> WORK INSTRUCTIONS:
Select and reproduce each line of the listing below that bears the string "chart".

> DATA EXTRACT:
= = = =

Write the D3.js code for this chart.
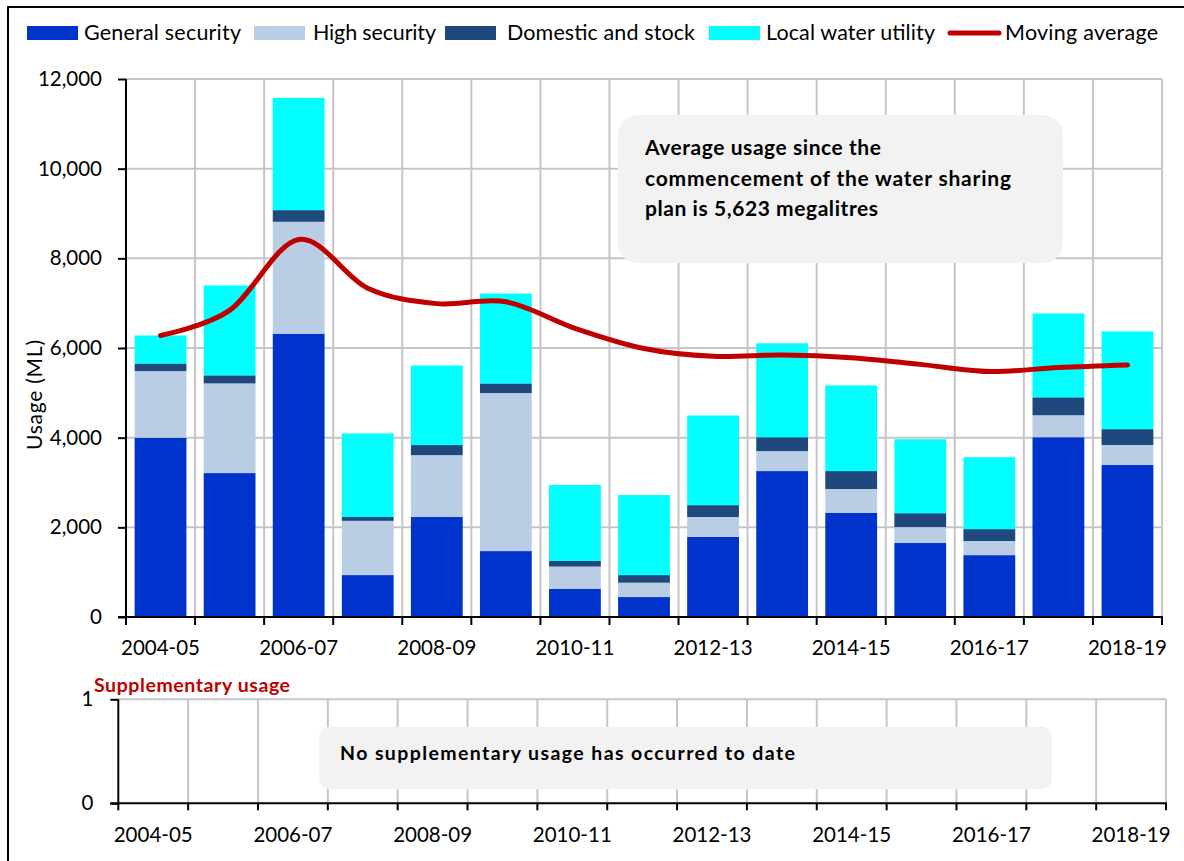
<!DOCTYPE html>
<html><head><meta charset="utf-8">
<script src="https://cdn.jsdelivr.net/npm/d3@7"></script>
<style>
html,body{margin:0;padding:0;background:#fff;}
svg{display:block;font-family:Lato,"Open Sans",sans-serif;}
</style></head>
<body><svg id="chart" width="1184" height="861"></svg>
<script>
// ---------- data ----------
const categories = ["2004-05","2005-06","2006-07","2007-08","2008-09","2009-10","2010-11","2011-12","2012-13","2013-14","2014-15","2015-16","2016-17","2017-18","2018-19"];
const generalSecurity = [4000,3210,6320,935,2230,1470,625,445,1785,3255,2320,1650,1380,4010,3390];
const highSecurity    = [1485,2000,2495,1210,1380,3525,500,320,445,445,535,355,315,490,445];
const domesticStock   = [170,180,260,85,225,215,125,170,265,310,400,310,265,400,355];
const localWaterUtility = [625,2005,2505,1865,1775,2005,1695,1785,2000,2095,1910,1650,1605,1870,2180];
const movingAverage   = [6280,6840,8420,7335,6990,7030,6440,5990,5815,5845,5785,5635,5475,5565,5623];
const supplementaryUsage = [0,0,0,0,0,0,0,0,0,0,0,0,0,0,0];
const yTicks = [0,2000,4000,6000,8000,10000,12000];
const suppTicks = [0,1];
const xLabels = ["2004-05","2006-07","2008-09","2010-11","2012-13","2014-15","2016-17","2018-19"];
const seriesNames = ["General security","High security","Domestic and stock","Local water utility"];
const seriesColors = ["#0033CC","#B9CDE5","#1F497D","#00FFFF"];
const lineName = "Moving average";
const lineColor = "#C00000";
const noteMain = ["Average usage since the","commencement of the water sharing","plan is 5,623 megalitres"];
const noteSupp = "No supplementary usage has occurred to date";
const suppTitle = "Supplementary usage";
const yTitle = "Usage (ML)";

// ---------- setup ----------
const svg = d3.select("#chart");
const FS = 20.5;
const gridColor = "#C6C6C6";

// outer frame
svg.append("rect").attr("x",8).attr("y",7).attr("width",1300).attr("height",1000)
  .attr("fill","none").attr("stroke","#000").attr("stroke-width",2);

// ---------- main chart ----------
const M = {left:126, right:1162, top:79, bottom:617};
const x = d3.scaleBand().domain(categories).range([M.left, M.right]).paddingInner(0.25).paddingOuter(0.125);
const xb = d3.scaleLinear().domain([0, categories.length]).range([M.left, M.right]);
const y = d3.scaleLinear().domain([0,12000]).range([M.bottom, M.top]);

const gMain = svg.append("g");
gMain.append("g").selectAll("line").data(yTicks.filter(d=>d>0)).join("line")
  .attr("x1",M.left).attr("x2",M.right).attr("y1",d=>y(d)).attr("y2",d=>y(d))
  .attr("stroke",gridColor).attr("stroke-width",2);
gMain.append("g").selectAll("line").data(d3.range(1, categories.length+1)).join("line")
  .attr("x1",d=>xb(d)).attr("x2",d=>xb(d)).attr("y1",M.top).attr("y2",M.bottom)
  .attr("stroke",gridColor).attr("stroke-width",2);

// stacked bars
const rows = categories.map((c,i)=>({cat:c, gs:generalSecurity[i], hs:highSecurity[i], ds:domesticStock[i], lw:localWaterUtility[i]}));
const keys = ["gs","hs","ds","lw"];
const stacked = d3.stack().keys(keys)(rows);
gMain.append("g").selectAll("g").data(stacked).join("g")
  .attr("fill",(d,i)=>seriesColors[i])
  .selectAll("rect").data(d=>d).join("rect")
  .attr("x",d=>x(d.data.cat)).attr("width",x.bandwidth())
  .attr("y",d=>y(d[1])).attr("height",d=>y(d[0])-y(d[1]));

// moving average line
const line = d3.line().x((d,i)=>x(categories[i])+x.bandwidth()/2).y(d=>y(d)).curve(d3.curveCardinal.tension(0));
gMain.append("path").datum(movingAverage).attr("d",line)
  .attr("fill","none").attr("stroke",lineColor).attr("stroke-width",5).attr("stroke-linecap","round").attr("stroke-linejoin","round");

// y axis
const yAxis = d3.axisLeft(y).tickValues(yTicks).tickFormat(d3.format(",")).tickSize(8).tickPadding(16);
const gy = gMain.append("g").attr("transform",`translate(${M.left},0)`).call(yAxis);
gy.select(".domain").remove();
gy.selectAll(".tick line").attr("stroke","#000").attr("stroke-width",2);
gy.selectAll("text").attr("font-size",FS).attr("fill","#000").attr("font-family","Lato");
gMain.append("line").attr("x1",M.left).attr("x2",M.left).attr("y1",M.top).attr("y2",M.bottom+1).attr("stroke","#000").attr("stroke-width",2);

// x axis
gMain.append("line").attr("x1",M.left-8).attr("x2",M.right+1).attr("y1",M.bottom).attr("y2",M.bottom).attr("stroke","#000").attr("stroke-width",2);
gMain.append("g").selectAll("line").data(d3.range(0, categories.length+1)).join("line")
  .attr("x1",d=>xb(d)).attr("x2",d=>xb(d)).attr("y1",M.bottom).attr("y2",M.bottom+8)
  .attr("stroke","#000").attr("stroke-width",2);
gMain.append("g").selectAll("text").data(xLabels).join("text")
  .attr("x",d=>x(d)+x.bandwidth()/2).attr("y",655).attr("text-anchor","middle")
  .attr("font-size",FS).attr("fill","#000").text(d=>d);

// y title
svg.append("text").attr("transform","translate(42,395) rotate(-90)").attr("text-anchor","middle")
  .attr("font-size",FS+0.5).attr("fill","#000").attr("textLength",110).attr("lengthAdjust","spacing").text(yTitle);

// annotation box
const noteWidths = [236,366,233];
gMain.append("rect").attr("x",618).attr("y",115).attr("width",445).attr("height",148).attr("rx",20)
  .attr("fill","#F2F2F2");
gMain.append("g").selectAll("text").data(noteMain).join("text")
  .attr("x",645).attr("y",(d,i)=>155+i*30.5).attr("font-size",21).attr("font-weight","bold").attr("fill","#000")
  .attr("textLength",(d,i)=>noteWidths[i]).attr("lengthAdjust","spacing").text(d=>d);

// ---------- legend ----------
const legendItems = [
  {name:seriesNames[0], color:seriesColors[0], sx:27, tx:84, w:157},
  {name:seriesNames[1], color:seriesColors[1], sx:254, tx:313, w:123},
  {name:seriesNames[2], color:seriesColors[2], sx:445, tx:507, w:188},
  {name:seriesNames[3], color:seriesColors[3], sx:709, tx:766, w:169},
];
const gL = svg.append("g");
gL.selectAll("rect").data(legendItems).join("rect")
  .attr("x",d=>d.sx).attr("y",26).attr("width",51).attr("height",14).attr("fill",d=>d.color);
gL.selectAll("text.l").data(legendItems).join("text").attr("class","l")
  .attr("x",d=>d.tx).attr("y",39.5).attr("font-size",21.5).attr("fill","#000")
  .attr("textLength",d=>d.w).attr("lengthAdjust","spacing").text(d=>d.name);
gL.append("line").attr("x1",950).attr("x2",999).attr("y1",33).attr("y2",33)
  .attr("stroke",lineColor).attr("stroke-width",5).attr("stroke-linecap","round");
gL.append("text").attr("x",1005).attr("y",39.5).attr("font-size",21.5).attr("fill","#000")
  .attr("textLength",153).attr("lengthAdjust","spacing").text(lineName);

// ---------- supplementary chart ----------
const S = {left:118.3, right:1166, top:699.3, bottom:803.3};
const x2 = d3.scaleBand().domain(categories).range([S.left, S.right]).paddingInner(0.25).paddingOuter(0.125);
const xb2 = d3.scaleLinear().domain([0, categories.length]).range([S.left, S.right]);
const y2 = d3.scaleLinear().domain([0,1]).range([S.bottom, S.top]);
const gS = svg.append("g");
gS.append("line").attr("x1",S.left).attr("x2",S.right).attr("y1",S.top).attr("y2",S.top).attr("stroke",gridColor).attr("stroke-width",2);
gS.append("g").selectAll("line").data(d3.range(1, categories.length+1)).join("line")
  .attr("x1",d=>xb2(d)).attr("x2",d=>xb2(d)).attr("y1",S.top).attr("y2",S.bottom)
  .attr("stroke",gridColor).attr("stroke-width",2);
gS.append("g").selectAll("rect").data(supplementaryUsage).join("rect")
  .attr("x",(d,i)=>x2(categories[i])).attr("width",x2.bandwidth())
  .attr("y",d=>y2(d)).attr("height",d=>y2(0)-y2(d)).attr("fill",lineColor);

gS.append("rect").attr("x",319.3).attr("y",726.7).attr("width",732.4).attr("height",62.6).attr("rx",10).attr("fill","#F2F2F2");
gS.append("text").attr("x",340).attr("y",760).attr("font-size",19.5).attr("font-weight","bold").attr("fill","#000")
  .attr("textLength",455).attr("lengthAdjust","spacing").text(noteSupp);

const y2Axis = d3.axisLeft(y2).tickValues(suppTicks).tickFormat(d3.format("d")).tickSize(8).tickPadding(17);
const gy2 = gS.append("g").attr("transform",`translate(${S.left},0)`).call(y2Axis);
gy2.select(".domain").remove();
gy2.selectAll(".tick line").attr("stroke","#000").attr("stroke-width",2);
gy2.selectAll("text").attr("font-size",FS).attr("fill","#000").attr("font-family","Lato");
gS.append("line").attr("x1",S.left).attr("x2",S.left).attr("y1",S.top).attr("y2",S.bottom+1).attr("stroke","#000").attr("stroke-width",2);
gS.append("line").attr("x1",S.left-8).attr("x2",S.right+1).attr("y1",S.bottom).attr("y2",S.bottom).attr("stroke","#000").attr("stroke-width",2);
gS.append("g").selectAll("line").data(d3.range(0, categories.length+1)).join("line")
  .attr("x1",d=>xb2(d)).attr("x2",d=>xb2(d)).attr("y1",S.bottom).attr("y2",S.bottom+7)
  .attr("stroke","#000").attr("stroke-width",2);
gS.append("g").selectAll("text").data(xLabels).join("text")
  .attr("x",d=>x2(d)+x2.bandwidth()/2).attr("y",842).attr("text-anchor","middle")
  .attr("font-size",FS).attr("fill","#000").text(d=>d);
gS.append("text").attr("x",94).attr("y",692).attr("font-size",19.5).attr("font-weight","bold").attr("fill",lineColor)
  .attr("textLength",196).attr("lengthAdjust","spacing").text(suppTitle);
</script></body></html>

= = = =

> COMPLETED TASK:
Write the D3.js code for this chart.
<body><svg id="chart" width="1184" height="861"></svg>
const svg = d3.select("#chart");
// ---------- main chart ----------
// ---------- supplementary chart ----------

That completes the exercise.